Between elections those folks are often dismissively called parkers. For example, when the Greens were in the teens in the polls earlier this year that phrase was used because it was expected that, come election day, alleged supporters would get in their electoral cars and zoom off to a different destination. But that trivializes them, their preferred party and the situation.

Imagine they lived in France. If the election were held there, they could vote for their stated party. Another run-off election would be held afterward if nobody gained a majority of the vote, with only the top two candidates listed. Then voters could choose the best between the two. No need to park. No need to be split between personal favourite and strategically voting to get the most favourable national outcome. They can do both.

Other countries prefer proportional representation, in which people vote for their favourite party and through different allocation systems the legislative body reflects the divided country. Again, no need to park your vote.

Those are alternatives Canada could embrace but instead our wheels spin.

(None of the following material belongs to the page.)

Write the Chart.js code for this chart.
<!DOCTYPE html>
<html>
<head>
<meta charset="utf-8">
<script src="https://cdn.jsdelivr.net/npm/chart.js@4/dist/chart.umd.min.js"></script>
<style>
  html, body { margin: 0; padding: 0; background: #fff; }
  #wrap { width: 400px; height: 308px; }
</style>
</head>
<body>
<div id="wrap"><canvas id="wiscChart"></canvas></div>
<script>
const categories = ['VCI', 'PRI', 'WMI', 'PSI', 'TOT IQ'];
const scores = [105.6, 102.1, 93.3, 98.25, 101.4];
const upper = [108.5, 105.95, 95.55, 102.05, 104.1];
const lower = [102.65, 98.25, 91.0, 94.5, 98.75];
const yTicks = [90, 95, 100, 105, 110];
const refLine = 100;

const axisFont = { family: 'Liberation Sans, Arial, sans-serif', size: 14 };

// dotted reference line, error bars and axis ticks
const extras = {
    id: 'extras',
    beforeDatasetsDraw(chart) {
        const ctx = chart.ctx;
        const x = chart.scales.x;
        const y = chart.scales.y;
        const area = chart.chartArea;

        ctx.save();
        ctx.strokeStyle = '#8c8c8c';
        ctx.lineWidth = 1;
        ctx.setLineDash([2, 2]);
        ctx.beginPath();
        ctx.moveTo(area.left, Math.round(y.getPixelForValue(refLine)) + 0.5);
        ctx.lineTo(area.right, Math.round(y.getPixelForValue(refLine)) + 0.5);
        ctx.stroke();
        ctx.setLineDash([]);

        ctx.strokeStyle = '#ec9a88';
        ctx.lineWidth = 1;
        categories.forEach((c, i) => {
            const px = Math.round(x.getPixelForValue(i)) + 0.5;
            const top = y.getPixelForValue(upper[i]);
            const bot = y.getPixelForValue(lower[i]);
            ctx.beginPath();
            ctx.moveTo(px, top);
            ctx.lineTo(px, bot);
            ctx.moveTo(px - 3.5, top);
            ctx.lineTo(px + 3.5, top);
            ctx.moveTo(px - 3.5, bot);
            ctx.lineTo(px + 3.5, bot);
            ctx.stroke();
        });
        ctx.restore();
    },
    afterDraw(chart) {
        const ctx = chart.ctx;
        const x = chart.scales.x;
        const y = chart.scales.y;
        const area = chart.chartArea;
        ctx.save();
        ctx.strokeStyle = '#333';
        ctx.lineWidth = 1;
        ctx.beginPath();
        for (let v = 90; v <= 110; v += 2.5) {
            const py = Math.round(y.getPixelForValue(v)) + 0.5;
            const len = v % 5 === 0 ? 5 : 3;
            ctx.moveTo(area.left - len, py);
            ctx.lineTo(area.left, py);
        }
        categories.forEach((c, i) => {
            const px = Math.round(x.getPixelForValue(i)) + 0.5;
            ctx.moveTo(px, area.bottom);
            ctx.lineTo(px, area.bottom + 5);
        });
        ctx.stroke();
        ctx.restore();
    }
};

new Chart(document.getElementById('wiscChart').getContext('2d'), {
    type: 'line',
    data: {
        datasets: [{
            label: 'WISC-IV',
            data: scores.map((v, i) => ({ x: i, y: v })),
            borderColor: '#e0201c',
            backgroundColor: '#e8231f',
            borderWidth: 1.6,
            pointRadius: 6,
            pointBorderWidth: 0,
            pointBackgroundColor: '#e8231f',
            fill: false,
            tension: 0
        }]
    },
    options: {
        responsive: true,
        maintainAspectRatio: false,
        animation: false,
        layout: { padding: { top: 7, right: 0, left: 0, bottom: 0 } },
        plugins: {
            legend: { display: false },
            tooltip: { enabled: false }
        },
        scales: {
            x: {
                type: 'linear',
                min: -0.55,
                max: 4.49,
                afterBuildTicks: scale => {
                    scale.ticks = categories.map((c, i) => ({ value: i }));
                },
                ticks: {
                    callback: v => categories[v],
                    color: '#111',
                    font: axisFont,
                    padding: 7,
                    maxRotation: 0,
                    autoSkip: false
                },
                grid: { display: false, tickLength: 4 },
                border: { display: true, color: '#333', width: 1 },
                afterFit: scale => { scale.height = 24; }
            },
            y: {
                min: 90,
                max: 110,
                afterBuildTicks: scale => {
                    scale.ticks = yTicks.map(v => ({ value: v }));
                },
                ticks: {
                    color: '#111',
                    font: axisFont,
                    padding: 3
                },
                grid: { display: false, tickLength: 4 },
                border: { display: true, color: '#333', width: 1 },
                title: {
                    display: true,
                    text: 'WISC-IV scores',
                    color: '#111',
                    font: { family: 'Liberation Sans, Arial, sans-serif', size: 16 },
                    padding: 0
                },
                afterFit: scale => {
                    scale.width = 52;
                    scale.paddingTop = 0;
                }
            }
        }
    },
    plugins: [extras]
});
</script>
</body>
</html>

We aren’t necessarily content – many voters thought they were getting electoral reform after the 2015 election – but we are split over the systems, all with advantages and disadvantages, and unable to find a way forward. We blame Prime Minister Justin Trudeau but the actual villain is a thrice-divided, antagonistic populace – some preferring the existing system, some preferring preferential voting and some preferring proportional representation, with nobody willing to compromise. That’s why we’re at a federal stalemate and provincial referendums have rejected change. I have two suggestions, one to help us while stuck and the other to get us out of the morass.

First, let’s give defensive voters (the best name for them), who may well have decided this election, proper information so when they are forced to abandon their preference they can do so knowledgeably. One week before voting day, Elections Canada should conduct surveys with sufficiently reliable samples to give feedback on the actual situation in every riding in Canada – or, more contained in cost, every riding in which, say, the victor last election had less than a 20-percentage-point lead over the second-place finisher. If the system forces people to vote defensively, give them proper information to make their decision instead of today’s frustrating guesswork.

With the political parties stuck on whether to change the current electoral system or how – each steadfast in their own best interest – those favouring reform need to compromise. We have had many elections under the first-past-the-post system. We know how it works. But many people are wary about the alternatives. The solution: The next two federal elections should be held under preferential voting or a two-stage run-off system, and the two subsequent elections under proportional representation, with a referendum afterwards to choose between the three alternatives.

Those favouring each alternative system have been fighting each other and helping to prevent reform. It’s time they acknowledge their own role in frustrating electoral reform, unite and move us forward.